═══ RECORDS SHOWN ═══

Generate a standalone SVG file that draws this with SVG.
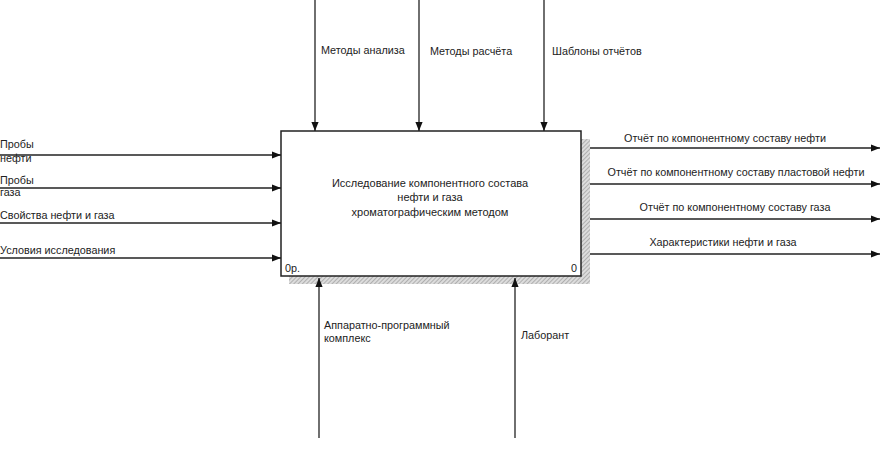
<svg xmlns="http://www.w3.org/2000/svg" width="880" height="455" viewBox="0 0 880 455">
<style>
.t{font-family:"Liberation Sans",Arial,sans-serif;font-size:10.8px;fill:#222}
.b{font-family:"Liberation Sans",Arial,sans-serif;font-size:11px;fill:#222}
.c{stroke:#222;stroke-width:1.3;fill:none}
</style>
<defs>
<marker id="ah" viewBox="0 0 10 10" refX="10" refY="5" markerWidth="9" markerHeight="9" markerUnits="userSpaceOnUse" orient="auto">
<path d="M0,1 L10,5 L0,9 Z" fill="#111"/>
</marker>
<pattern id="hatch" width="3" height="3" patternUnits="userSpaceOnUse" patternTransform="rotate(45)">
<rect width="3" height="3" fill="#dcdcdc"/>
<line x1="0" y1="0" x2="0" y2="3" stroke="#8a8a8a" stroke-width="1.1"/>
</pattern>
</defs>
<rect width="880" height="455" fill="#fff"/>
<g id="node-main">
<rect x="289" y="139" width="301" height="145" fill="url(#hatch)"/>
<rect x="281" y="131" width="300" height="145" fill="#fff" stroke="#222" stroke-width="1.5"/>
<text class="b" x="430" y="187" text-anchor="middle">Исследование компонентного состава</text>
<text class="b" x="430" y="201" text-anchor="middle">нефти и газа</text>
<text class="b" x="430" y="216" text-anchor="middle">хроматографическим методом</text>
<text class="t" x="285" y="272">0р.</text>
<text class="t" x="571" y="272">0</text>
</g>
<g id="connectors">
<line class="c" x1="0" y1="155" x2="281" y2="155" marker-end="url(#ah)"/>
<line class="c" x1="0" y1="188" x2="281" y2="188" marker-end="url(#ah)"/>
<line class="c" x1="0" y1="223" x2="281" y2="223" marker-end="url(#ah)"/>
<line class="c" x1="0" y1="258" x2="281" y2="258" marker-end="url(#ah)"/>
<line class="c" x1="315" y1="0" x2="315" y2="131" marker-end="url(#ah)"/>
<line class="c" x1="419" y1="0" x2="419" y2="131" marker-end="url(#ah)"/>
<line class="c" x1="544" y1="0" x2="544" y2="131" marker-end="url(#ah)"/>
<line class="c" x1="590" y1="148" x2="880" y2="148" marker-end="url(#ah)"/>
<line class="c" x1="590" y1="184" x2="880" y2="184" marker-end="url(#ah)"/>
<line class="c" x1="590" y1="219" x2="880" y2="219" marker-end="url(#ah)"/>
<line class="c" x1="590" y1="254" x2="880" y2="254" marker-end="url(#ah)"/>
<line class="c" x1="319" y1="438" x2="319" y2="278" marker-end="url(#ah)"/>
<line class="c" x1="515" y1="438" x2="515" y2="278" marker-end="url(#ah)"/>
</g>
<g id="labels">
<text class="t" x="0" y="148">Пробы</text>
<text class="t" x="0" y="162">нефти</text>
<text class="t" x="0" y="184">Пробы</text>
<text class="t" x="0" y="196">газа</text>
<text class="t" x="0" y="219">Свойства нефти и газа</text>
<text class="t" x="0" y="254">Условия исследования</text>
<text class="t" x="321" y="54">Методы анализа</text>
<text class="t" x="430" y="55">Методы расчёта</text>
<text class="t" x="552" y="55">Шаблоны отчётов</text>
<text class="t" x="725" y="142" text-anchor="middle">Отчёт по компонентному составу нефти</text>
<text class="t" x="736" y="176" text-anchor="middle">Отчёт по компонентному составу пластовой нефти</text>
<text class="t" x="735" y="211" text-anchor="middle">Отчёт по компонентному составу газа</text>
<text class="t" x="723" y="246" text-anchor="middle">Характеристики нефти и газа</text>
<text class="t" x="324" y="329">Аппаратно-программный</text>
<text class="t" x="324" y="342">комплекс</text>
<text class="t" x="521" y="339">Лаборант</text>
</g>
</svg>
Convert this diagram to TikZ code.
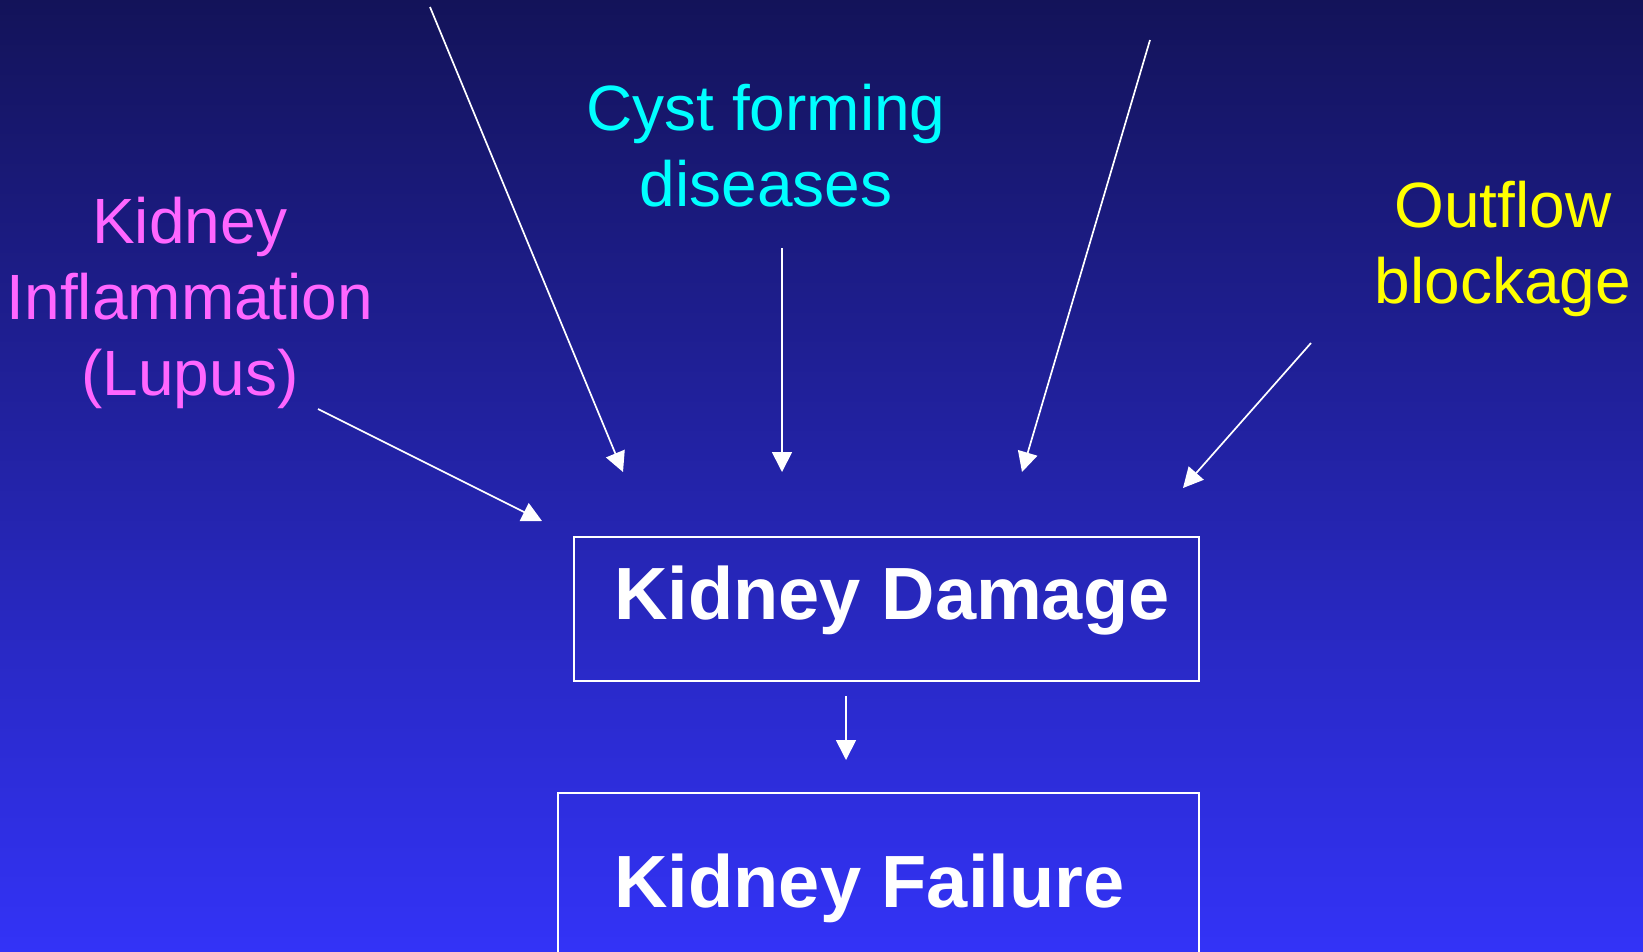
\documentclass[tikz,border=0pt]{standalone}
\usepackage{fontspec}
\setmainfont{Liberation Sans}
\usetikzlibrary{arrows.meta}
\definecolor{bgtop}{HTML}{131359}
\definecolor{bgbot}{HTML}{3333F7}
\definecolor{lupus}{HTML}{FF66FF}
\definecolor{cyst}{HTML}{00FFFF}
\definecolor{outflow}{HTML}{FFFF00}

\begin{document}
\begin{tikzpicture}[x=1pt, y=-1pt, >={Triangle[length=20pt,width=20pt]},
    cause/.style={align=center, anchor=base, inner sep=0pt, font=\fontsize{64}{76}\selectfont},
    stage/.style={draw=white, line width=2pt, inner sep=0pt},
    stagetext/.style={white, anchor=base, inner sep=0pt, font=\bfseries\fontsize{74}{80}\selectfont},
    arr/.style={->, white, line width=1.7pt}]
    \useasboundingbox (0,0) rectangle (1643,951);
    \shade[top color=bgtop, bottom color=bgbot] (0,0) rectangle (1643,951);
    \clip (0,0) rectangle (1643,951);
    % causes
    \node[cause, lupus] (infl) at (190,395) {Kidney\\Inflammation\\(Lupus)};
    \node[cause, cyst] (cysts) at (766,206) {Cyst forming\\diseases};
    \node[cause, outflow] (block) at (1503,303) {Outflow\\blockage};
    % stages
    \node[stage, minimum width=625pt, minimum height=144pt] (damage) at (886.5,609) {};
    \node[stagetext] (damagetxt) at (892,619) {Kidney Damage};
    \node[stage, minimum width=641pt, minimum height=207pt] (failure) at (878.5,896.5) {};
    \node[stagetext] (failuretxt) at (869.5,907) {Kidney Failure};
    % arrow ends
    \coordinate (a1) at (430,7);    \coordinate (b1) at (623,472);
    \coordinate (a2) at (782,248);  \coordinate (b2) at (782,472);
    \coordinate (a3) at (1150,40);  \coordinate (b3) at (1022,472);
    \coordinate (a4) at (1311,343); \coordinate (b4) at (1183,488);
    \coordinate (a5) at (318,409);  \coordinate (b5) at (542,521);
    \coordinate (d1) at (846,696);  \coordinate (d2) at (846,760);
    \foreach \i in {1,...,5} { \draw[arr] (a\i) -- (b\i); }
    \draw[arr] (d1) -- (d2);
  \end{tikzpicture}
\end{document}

═══

PROBLEM DETAILS:
Gather each line in these records that contains the string "this".

THE OUTPUT:
Generate a standalone SVG file that draws this with SVG.
Convert this diagram to TikZ code.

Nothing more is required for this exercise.